*WORK REQUIRED*. Go through the data and copy every line exactly, but not the images.

*DATA BLOCK*.
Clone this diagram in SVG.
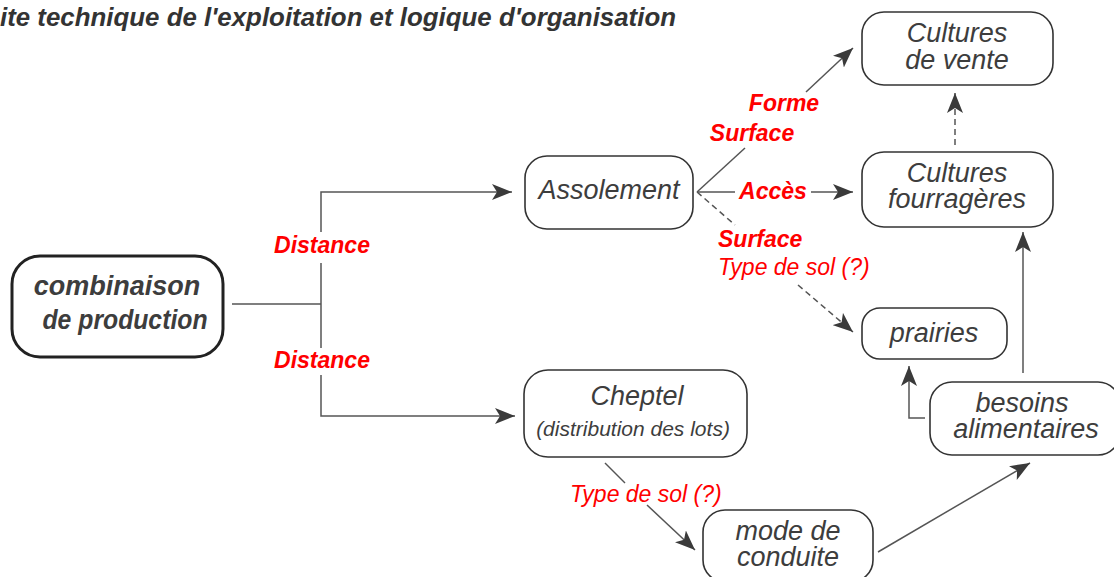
<svg xmlns="http://www.w3.org/2000/svg" width="1114" height="577" viewBox="0 0 1114 577">
<style>
.box{fill:#fff;stroke:#333;stroke-width:1.6}
.main{fill:#fff;stroke:#222;stroke-width:3}
.nt{font-family:"Liberation Sans",Arial,sans-serif;font-style:italic;font-size:27px;fill:#3d3d3d;text-anchor:middle}
.bt{font-family:"Liberation Sans",Arial,sans-serif;font-style:italic;font-weight:bold;font-size:27px;fill:#3d3d3d;text-anchor:middle}
.rb{font-family:"Liberation Sans",Arial,sans-serif;font-style:italic;font-weight:bold;font-size:23px;fill:#f00}
.rr{font-family:"Liberation Sans",Arial,sans-serif;font-style:italic;font-size:23px;fill:#f00}
.ln{fill:none;stroke:#555;stroke-width:1.5}
.ds{fill:none;stroke:#555;stroke-width:1.5;stroke-dasharray:6 4}
</style>
<defs>
<marker id="ah" markerUnits="userSpaceOnUse" markerWidth="22" markerHeight="16" refX="20" refY="8" orient="auto">
<path d="M0,0 L20,8 L0,16 L5,8 Z" fill="#3a3a3a"/>
</marker>
</defs>
<rect width="1114" height="577" fill="#fff"/>
<text x="0" y="26" font-family="Liberation Sans,Arial,sans-serif" font-style="italic" font-weight="bold" font-size="25" fill="#333" textLength="676" lengthAdjust="spacingAndGlyphs">ite technique de l'exploitation et logique d'organisation</text>

<g id="connectors">
<path class="ln" d="M232,304 H321"/>
<path class="ln" d="M321,232 V192 H512" marker-end="url(#ah)"/>
<path class="ln" d="M321,263 V348"/>
<path class="ln" d="M321,375 V416 H515" marker-end="url(#ah)"/>
<path class="ln" d="M697,192 L745,148"/>
<path class="ln" d="M806,92 L853,48" marker-end="url(#ah)"/>
<path class="ln" d="M697,192 H735"/>
<path class="ln" d="M811,192 H853" marker-end="url(#ah)"/>
<path class="ds" d="M697,192 L735,225"/>
<path class="ds" d="M798,285 L853,332" marker-end="url(#ah)"/>
<path class="ds" d="M955,145 V93" marker-end="url(#ah)"/>
<path class="ln" d="M1023,373 V232" marker-end="url(#ah)"/>
<path class="ln" d="M925,418 H909 V366" marker-end="url(#ah)"/>
<path class="ln" d="M605,463 L625,483"/>
<path class="ln" d="M647,505 L695,550" marker-end="url(#ah)"/>
<path class="ln" d="M878,552 L1030,463" marker-end="url(#ah)"/>
<text class="rb" x="322" y="253" text-anchor="middle">Distance</text>
<text class="rb" x="322" y="368" text-anchor="middle">Distance</text>
<text class="rb" x="784" y="111" text-anchor="middle">Forme</text>
<text class="rb" x="752" y="141" text-anchor="middle">Surface</text>
<text class="rb" x="773" y="199" text-anchor="middle">Accès</text>
<text class="rb" x="718" y="247">Surface</text>
<text class="rr" x="718" y="275">Type de sol (?)</text>
<text class="rr" x="570" y="502">Type de sol (?)</text>
</g>

<g id="combinaison">
<rect class="main" x="12" y="256" width="211" height="101" rx="28"/>
<text class="bt" x="117" y="295">combinaison</text>
<text class="bt" x="125" y="329" textLength="165" lengthAdjust="spacingAndGlyphs">de production</text>
</g>
<g id="assolement">
<rect class="box" x="525" y="156" width="168" height="73" rx="22"/>
<text class="nt" x="609" y="199">Assolement</text>
</g>
<g id="cultures-vente">
<rect class="box" x="862" y="12" width="191" height="73" rx="22"/>
<text class="nt" x="957" y="42">Cultures</text>
<text class="nt" x="957" y="69">de vente</text>
</g>
<g id="cultures-fourrageres">
<rect class="box" x="862" y="152" width="191" height="75" rx="22"/>
<text class="nt" x="957" y="182">Cultures</text>
<text class="nt" x="957" y="208">fourragères</text>
</g>
<g id="prairies">
<rect class="box" x="862" y="308" width="145" height="51" rx="18"/>
<text class="nt" x="934" y="342">prairies</text>
</g>
<g id="besoins">
<rect class="box" x="930" y="382" width="190" height="73" rx="22"/>
<text class="nt" x="1022" y="412">besoins</text>
<text class="nt" x="1026" y="438">alimentaires</text>
</g>
<g id="cheptel">
<rect class="box" x="524" y="370" width="223" height="87" rx="24"/>
<text class="nt" x="637" y="405">Cheptel</text>
<text class="nt" x="633" y="436" style="font-size:21px">(distribution des lots)</text>
</g>
<g id="mode-conduite">
<rect class="box" x="703" y="510" width="170" height="72" rx="22"/>
<text class="nt" x="788" y="540">mode de</text>
<text class="nt" x="788" y="566">conduite</text>
</g>
</svg>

*THE RESPONSE*.
Clone this diagram in SVG.
<svg xmlns="http://www.w3.org/2000/svg" width="1114" height="577" viewBox="0 0 1114 577">
<style>
.box{fill:#fff;stroke:#333;stroke-width:1.6}
.main{fill:#fff;stroke:#222;stroke-width:3}
.nt{font-family:"Liberation Sans",Arial,sans-serif;font-style:italic;font-size:27px;fill:#3d3d3d;text-anchor:middle}
.bt{font-family:"Liberation Sans",Arial,sans-serif;font-style:italic;font-weight:bold;font-size:27px;fill:#3d3d3d;text-anchor:middle}
.rb{font-family:"Liberation Sans",Arial,sans-serif;font-style:italic;font-weight:bold;font-size:23px;fill:#f00}
.rr{font-family:"Liberation Sans",Arial,sans-serif;font-style:italic;font-size:23px;fill:#f00}
.ln{fill:none;stroke:#555;stroke-width:1.5}
.ds{fill:none;stroke:#555;stroke-width:1.5;stroke-dasharray:6 4}
</style>
<defs>
<marker id="ah" markerUnits="userSpaceOnUse" markerWidth="22" markerHeight="16" refX="20" refY="8" orient="auto">
<path d="M0,0 L20,8 L0,16 L5,8 Z" fill="#3a3a3a"/>
</marker>
</defs>
<rect width="1114" height="577" fill="#fff"/>
<text x="0" y="26" font-family="Liberation Sans,Arial,sans-serif" font-style="italic" font-weight="bold" font-size="25" fill="#333" textLength="676" lengthAdjust="spacingAndGlyphs">ite technique de l'exploitation et logique d'organisation</text>

<g id="connectors">
<path class="ln" d="M232,304 H321"/>
<path class="ln" d="M321,232 V192 H512" marker-end="url(#ah)"/>
<path class="ln" d="M321,263 V348"/>
<path class="ln" d="M321,375 V416 H515" marker-end="url(#ah)"/>
<path class="ln" d="M697,192 L745,148"/>
<path class="ln" d="M806,92 L853,48" marker-end="url(#ah)"/>
<path class="ln" d="M697,192 H735"/>
<path class="ln" d="M811,192 H853" marker-end="url(#ah)"/>
<path class="ds" d="M697,192 L735,225"/>
<path class="ds" d="M798,285 L853,332" marker-end="url(#ah)"/>
<path class="ds" d="M955,145 V93" marker-end="url(#ah)"/>
<path class="ln" d="M1023,373 V232" marker-end="url(#ah)"/>
<path class="ln" d="M925,418 H909 V366" marker-end="url(#ah)"/>
<path class="ln" d="M605,463 L625,483"/>
<path class="ln" d="M647,505 L695,550" marker-end="url(#ah)"/>
<path class="ln" d="M878,552 L1030,463" marker-end="url(#ah)"/>
<text class="rb" x="322" y="253" text-anchor="middle">Distance</text>
<text class="rb" x="322" y="368" text-anchor="middle">Distance</text>
<text class="rb" x="784" y="111" text-anchor="middle">Forme</text>
<text class="rb" x="752" y="141" text-anchor="middle">Surface</text>
<text class="rb" x="773" y="199" text-anchor="middle">Accès</text>
<text class="rb" x="718" y="247">Surface</text>
<text class="rr" x="718" y="275">Type de sol (?)</text>
<text class="rr" x="570" y="502">Type de sol (?)</text>
</g>

<g id="combinaison">
<rect class="main" x="12" y="256" width="211" height="101" rx="28"/>
<text class="bt" x="117" y="295">combinaison</text>
<text class="bt" x="125" y="329" textLength="165" lengthAdjust="spacingAndGlyphs">de production</text>
</g>
<g id="assolement">
<rect class="box" x="525" y="156" width="168" height="73" rx="22"/>
<text class="nt" x="609" y="199">Assolement</text>
</g>
<g id="cultures-vente">
<rect class="box" x="862" y="12" width="191" height="73" rx="22"/>
<text class="nt" x="957" y="42">Cultures</text>
<text class="nt" x="957" y="69">de vente</text>
</g>
<g id="cultures-fourrageres">
<rect class="box" x="862" y="152" width="191" height="75" rx="22"/>
<text class="nt" x="957" y="182">Cultures</text>
<text class="nt" x="957" y="208">fourragères</text>
</g>
<g id="prairies">
<rect class="box" x="862" y="308" width="145" height="51" rx="18"/>
<text class="nt" x="934" y="342">prairies</text>
</g>
<g id="besoins">
<rect class="box" x="930" y="382" width="190" height="73" rx="22"/>
<text class="nt" x="1022" y="412">besoins</text>
<text class="nt" x="1026" y="438">alimentaires</text>
</g>
<g id="cheptel">
<rect class="box" x="524" y="370" width="223" height="87" rx="24"/>
<text class="nt" x="637" y="405">Cheptel</text>
<text class="nt" x="633" y="436" style="font-size:21px">(distribution des lots)</text>
</g>
<g id="mode-conduite">
<rect class="box" x="703" y="510" width="170" height="72" rx="22"/>
<text class="nt" x="788" y="540">mode de</text>
<text class="nt" x="788" y="566">conduite</text>
</g>
</svg>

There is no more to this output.